PROBLEM TO SOLVE: Any pictures should be left out; please print exactly the lines between the line with "What Plotly code" and the line with "98.67, 101.03, 99.49]", inclusive.

ROWS:
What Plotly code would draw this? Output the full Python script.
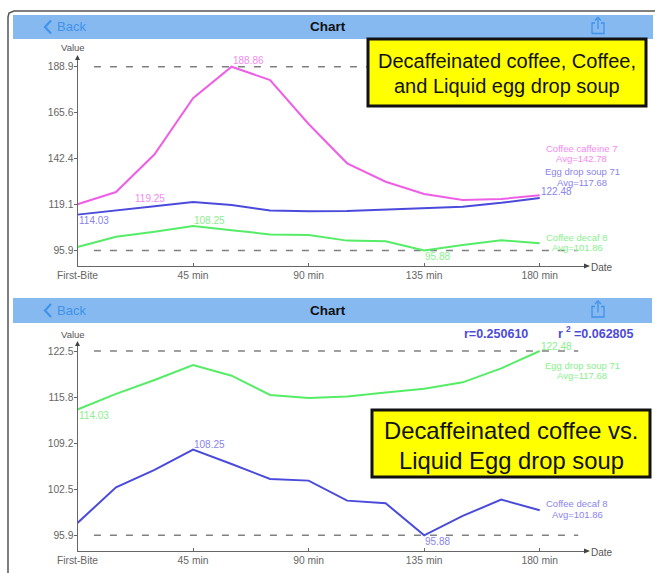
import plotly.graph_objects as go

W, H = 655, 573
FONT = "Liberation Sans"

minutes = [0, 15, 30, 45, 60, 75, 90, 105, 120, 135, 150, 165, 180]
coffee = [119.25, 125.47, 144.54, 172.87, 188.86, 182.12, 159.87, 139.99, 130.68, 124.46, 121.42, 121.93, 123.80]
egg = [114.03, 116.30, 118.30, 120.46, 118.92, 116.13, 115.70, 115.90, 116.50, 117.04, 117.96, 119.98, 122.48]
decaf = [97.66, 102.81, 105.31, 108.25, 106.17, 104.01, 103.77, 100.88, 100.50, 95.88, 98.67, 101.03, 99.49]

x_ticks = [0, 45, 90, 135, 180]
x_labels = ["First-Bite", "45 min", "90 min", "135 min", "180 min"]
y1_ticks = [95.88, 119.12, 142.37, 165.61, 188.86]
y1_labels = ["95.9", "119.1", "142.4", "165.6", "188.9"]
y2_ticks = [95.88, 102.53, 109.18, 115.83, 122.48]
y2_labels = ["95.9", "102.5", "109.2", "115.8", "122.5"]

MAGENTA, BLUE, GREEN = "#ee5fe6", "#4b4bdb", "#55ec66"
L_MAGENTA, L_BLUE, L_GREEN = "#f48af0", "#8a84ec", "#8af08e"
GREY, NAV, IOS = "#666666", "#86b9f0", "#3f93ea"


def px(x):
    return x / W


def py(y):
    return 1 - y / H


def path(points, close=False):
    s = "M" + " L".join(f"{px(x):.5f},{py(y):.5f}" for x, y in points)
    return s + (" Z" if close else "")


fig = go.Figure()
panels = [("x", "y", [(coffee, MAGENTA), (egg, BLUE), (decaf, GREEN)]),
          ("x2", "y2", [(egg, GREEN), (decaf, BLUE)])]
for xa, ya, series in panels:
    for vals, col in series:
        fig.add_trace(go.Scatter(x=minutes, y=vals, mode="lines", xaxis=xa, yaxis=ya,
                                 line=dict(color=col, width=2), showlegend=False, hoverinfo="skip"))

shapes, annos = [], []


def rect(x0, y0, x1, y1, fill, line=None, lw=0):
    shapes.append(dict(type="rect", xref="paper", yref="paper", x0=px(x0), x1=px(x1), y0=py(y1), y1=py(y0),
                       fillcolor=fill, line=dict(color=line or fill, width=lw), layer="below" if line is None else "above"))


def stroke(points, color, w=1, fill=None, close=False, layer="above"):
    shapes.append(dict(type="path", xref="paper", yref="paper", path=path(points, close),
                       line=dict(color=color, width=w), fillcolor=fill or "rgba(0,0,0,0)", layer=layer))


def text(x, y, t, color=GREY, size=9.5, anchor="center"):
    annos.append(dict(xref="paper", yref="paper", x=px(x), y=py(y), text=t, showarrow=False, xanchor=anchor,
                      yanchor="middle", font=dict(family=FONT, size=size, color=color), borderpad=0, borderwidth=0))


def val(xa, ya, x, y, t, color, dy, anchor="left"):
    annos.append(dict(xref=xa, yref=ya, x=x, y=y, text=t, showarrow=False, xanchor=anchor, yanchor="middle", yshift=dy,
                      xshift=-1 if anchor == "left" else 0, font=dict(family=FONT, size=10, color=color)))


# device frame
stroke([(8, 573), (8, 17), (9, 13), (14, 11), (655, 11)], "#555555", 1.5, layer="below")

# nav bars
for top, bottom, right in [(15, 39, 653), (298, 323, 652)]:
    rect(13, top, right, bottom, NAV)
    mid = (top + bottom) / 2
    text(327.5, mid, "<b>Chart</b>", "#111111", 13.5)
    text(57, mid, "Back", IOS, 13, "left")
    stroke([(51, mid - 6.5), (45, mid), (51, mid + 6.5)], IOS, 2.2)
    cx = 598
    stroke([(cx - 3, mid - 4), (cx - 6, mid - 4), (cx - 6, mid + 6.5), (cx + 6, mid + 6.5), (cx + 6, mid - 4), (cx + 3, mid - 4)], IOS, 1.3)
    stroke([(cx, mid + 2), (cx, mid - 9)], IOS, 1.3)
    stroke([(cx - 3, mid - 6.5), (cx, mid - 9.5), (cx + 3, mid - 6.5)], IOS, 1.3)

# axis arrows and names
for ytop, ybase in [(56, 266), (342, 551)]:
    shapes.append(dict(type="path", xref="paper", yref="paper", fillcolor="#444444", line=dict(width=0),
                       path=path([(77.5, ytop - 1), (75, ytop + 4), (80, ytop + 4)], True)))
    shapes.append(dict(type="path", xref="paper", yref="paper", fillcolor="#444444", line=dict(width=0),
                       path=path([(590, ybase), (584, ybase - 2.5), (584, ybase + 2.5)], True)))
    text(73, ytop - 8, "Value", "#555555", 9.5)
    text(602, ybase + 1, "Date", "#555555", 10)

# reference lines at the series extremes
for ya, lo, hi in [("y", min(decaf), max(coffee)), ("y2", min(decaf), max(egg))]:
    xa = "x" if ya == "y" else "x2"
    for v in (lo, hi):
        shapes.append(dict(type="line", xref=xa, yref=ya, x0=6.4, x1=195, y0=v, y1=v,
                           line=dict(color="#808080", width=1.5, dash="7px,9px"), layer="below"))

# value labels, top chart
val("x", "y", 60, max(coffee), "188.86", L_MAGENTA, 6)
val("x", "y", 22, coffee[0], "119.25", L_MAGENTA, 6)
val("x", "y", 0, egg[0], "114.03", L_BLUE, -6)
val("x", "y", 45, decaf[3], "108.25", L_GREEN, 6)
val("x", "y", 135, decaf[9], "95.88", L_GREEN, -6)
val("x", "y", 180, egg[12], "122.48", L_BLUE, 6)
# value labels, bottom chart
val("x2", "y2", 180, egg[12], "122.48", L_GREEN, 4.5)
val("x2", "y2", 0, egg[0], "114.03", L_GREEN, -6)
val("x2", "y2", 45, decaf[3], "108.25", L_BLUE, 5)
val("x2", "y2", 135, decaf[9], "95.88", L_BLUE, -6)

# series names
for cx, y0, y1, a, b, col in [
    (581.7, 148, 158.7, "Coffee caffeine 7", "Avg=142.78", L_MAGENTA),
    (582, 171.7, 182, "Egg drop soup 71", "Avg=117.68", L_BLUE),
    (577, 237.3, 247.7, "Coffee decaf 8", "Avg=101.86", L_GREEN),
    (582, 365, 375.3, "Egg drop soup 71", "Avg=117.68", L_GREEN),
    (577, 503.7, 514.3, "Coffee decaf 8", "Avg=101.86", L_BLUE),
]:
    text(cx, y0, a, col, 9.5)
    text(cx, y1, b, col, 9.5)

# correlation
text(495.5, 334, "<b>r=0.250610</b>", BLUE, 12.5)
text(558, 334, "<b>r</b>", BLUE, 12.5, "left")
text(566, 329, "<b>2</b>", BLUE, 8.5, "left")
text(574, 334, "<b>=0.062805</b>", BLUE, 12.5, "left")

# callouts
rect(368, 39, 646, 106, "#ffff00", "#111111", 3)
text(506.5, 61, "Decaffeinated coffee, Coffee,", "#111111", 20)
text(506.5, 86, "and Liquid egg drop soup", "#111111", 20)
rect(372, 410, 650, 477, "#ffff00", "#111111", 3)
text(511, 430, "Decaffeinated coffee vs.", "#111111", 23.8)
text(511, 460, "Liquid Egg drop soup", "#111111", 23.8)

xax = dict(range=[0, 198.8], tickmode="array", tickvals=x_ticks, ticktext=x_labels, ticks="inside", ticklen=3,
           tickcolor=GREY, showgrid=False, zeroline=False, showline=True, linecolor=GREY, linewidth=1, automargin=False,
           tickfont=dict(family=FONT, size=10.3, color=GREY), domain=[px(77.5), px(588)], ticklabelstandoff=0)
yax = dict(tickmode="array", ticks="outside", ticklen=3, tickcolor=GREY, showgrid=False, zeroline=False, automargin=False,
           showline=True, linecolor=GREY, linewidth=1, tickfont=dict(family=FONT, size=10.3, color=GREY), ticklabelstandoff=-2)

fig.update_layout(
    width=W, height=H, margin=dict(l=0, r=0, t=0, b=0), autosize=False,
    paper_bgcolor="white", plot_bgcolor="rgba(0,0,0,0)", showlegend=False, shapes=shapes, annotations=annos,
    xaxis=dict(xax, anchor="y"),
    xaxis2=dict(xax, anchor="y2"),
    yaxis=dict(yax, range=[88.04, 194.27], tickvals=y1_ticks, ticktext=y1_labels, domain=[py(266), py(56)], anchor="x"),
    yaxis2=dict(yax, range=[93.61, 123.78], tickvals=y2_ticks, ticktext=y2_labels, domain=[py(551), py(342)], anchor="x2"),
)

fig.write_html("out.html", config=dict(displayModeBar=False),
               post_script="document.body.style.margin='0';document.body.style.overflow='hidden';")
--
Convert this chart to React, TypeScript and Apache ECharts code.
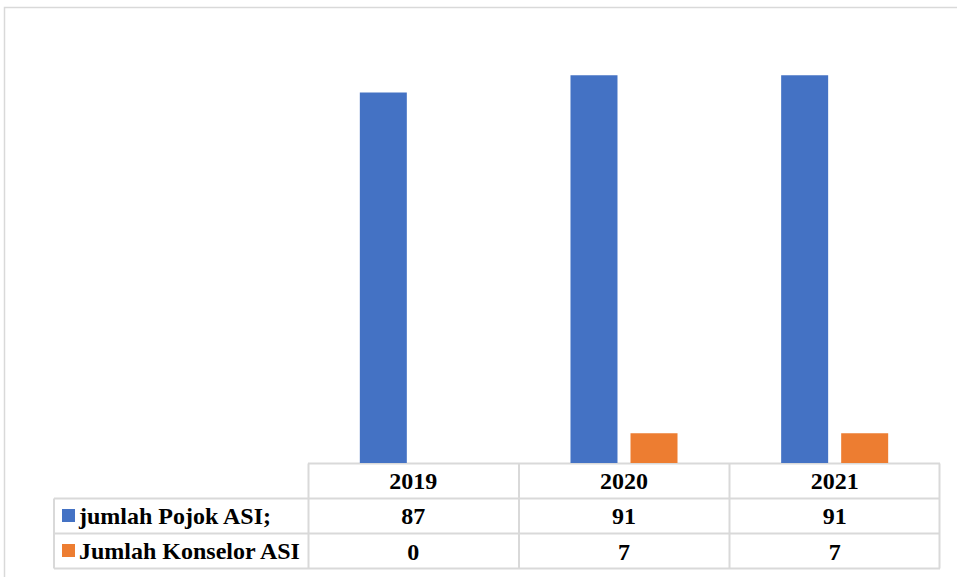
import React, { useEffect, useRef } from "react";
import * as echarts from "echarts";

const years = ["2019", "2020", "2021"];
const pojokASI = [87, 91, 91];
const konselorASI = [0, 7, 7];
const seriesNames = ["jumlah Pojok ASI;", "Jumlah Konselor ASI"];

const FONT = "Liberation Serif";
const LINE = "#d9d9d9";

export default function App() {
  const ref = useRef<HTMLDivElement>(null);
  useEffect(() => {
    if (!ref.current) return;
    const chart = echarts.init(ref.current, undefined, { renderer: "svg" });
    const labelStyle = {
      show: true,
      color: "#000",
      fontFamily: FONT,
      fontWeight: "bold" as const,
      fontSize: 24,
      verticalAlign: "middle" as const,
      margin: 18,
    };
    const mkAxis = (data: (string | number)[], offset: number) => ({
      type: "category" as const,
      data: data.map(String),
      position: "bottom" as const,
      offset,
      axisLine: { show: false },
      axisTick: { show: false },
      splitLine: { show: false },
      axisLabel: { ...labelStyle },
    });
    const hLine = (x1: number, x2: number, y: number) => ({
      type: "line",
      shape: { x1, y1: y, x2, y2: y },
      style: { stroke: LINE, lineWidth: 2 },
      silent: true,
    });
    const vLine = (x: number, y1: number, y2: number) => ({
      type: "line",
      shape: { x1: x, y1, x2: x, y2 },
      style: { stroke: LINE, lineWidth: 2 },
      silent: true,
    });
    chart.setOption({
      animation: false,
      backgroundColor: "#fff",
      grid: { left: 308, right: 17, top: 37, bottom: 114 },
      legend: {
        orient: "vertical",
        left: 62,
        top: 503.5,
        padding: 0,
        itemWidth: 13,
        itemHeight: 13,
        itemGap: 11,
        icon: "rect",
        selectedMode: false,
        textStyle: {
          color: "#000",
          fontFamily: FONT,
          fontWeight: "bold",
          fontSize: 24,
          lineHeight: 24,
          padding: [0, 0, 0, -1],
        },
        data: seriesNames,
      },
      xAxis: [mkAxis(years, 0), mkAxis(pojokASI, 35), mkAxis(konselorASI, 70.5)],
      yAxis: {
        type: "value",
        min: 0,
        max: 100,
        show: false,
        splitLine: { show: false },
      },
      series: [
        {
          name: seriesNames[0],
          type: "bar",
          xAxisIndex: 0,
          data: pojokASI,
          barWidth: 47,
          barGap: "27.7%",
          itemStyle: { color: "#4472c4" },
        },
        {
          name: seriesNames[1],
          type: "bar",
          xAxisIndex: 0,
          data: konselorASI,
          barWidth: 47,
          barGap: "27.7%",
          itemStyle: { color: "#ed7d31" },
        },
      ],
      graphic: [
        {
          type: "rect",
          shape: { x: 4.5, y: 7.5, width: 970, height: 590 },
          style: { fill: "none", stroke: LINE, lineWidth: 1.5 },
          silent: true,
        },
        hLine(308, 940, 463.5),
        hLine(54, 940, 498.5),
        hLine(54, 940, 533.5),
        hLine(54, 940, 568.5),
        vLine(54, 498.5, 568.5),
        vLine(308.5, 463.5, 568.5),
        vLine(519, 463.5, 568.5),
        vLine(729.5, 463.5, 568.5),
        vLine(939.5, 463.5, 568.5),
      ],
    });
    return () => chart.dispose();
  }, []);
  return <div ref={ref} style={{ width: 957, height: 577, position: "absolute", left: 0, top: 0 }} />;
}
...
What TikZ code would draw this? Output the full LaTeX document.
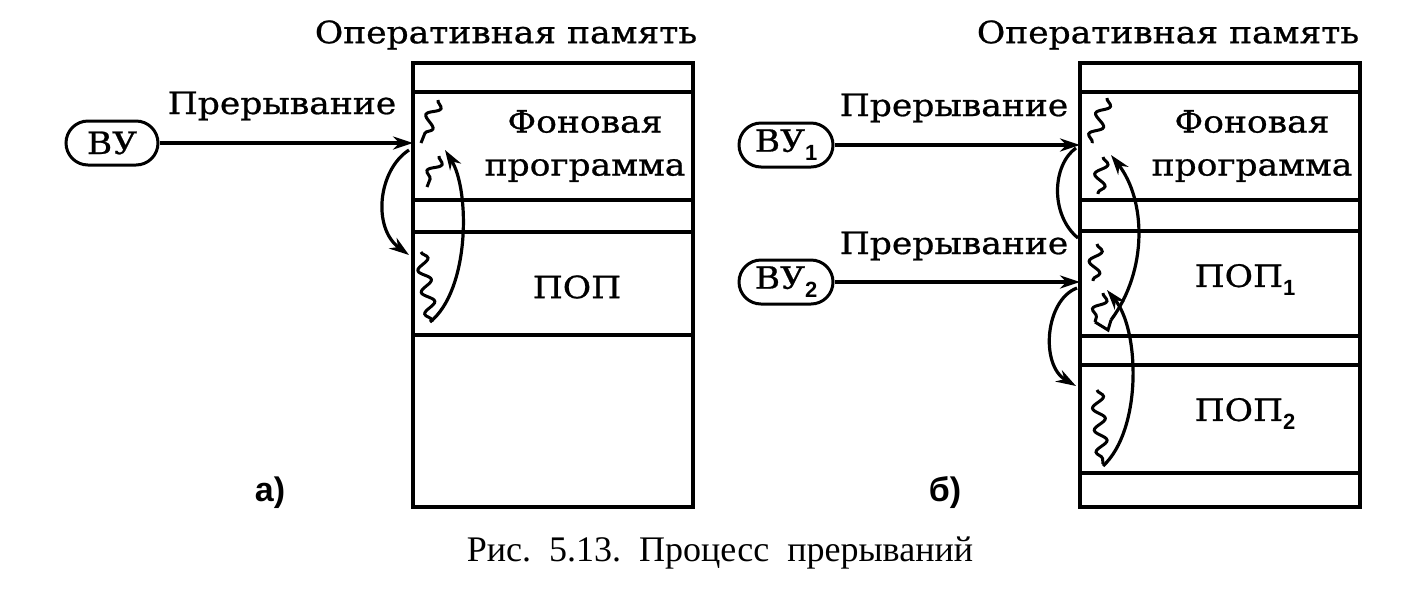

ANSWER TO THIS PROBLEM:
What Plotly code would draw this? Output the full Python script.
import plotly.graph_objects as go

W, H = 655, 573
FONT = "Liberation Sans"

minutes = [0, 15, 30, 45, 60, 75, 90, 105, 120, 135, 150, 165, 180]
coffee = [119.25, 125.47, 144.54, 172.87, 188.86, 182.12, 159.87, 139.99, 130.68, 124.46, 121.42, 121.93, 123.80]
egg = [114.03, 116.30, 118.30, 120.46, 118.92, 116.13, 115.70, 115.90, 116.50, 117.04, 117.96, 119.98, 122.48]
decaf = [97.66, 102.81, 105.31, 108.25, 106.17, 104.01, 103.77, 100.88, 100.50, 95.88, 98.67, 101.03, 99.49]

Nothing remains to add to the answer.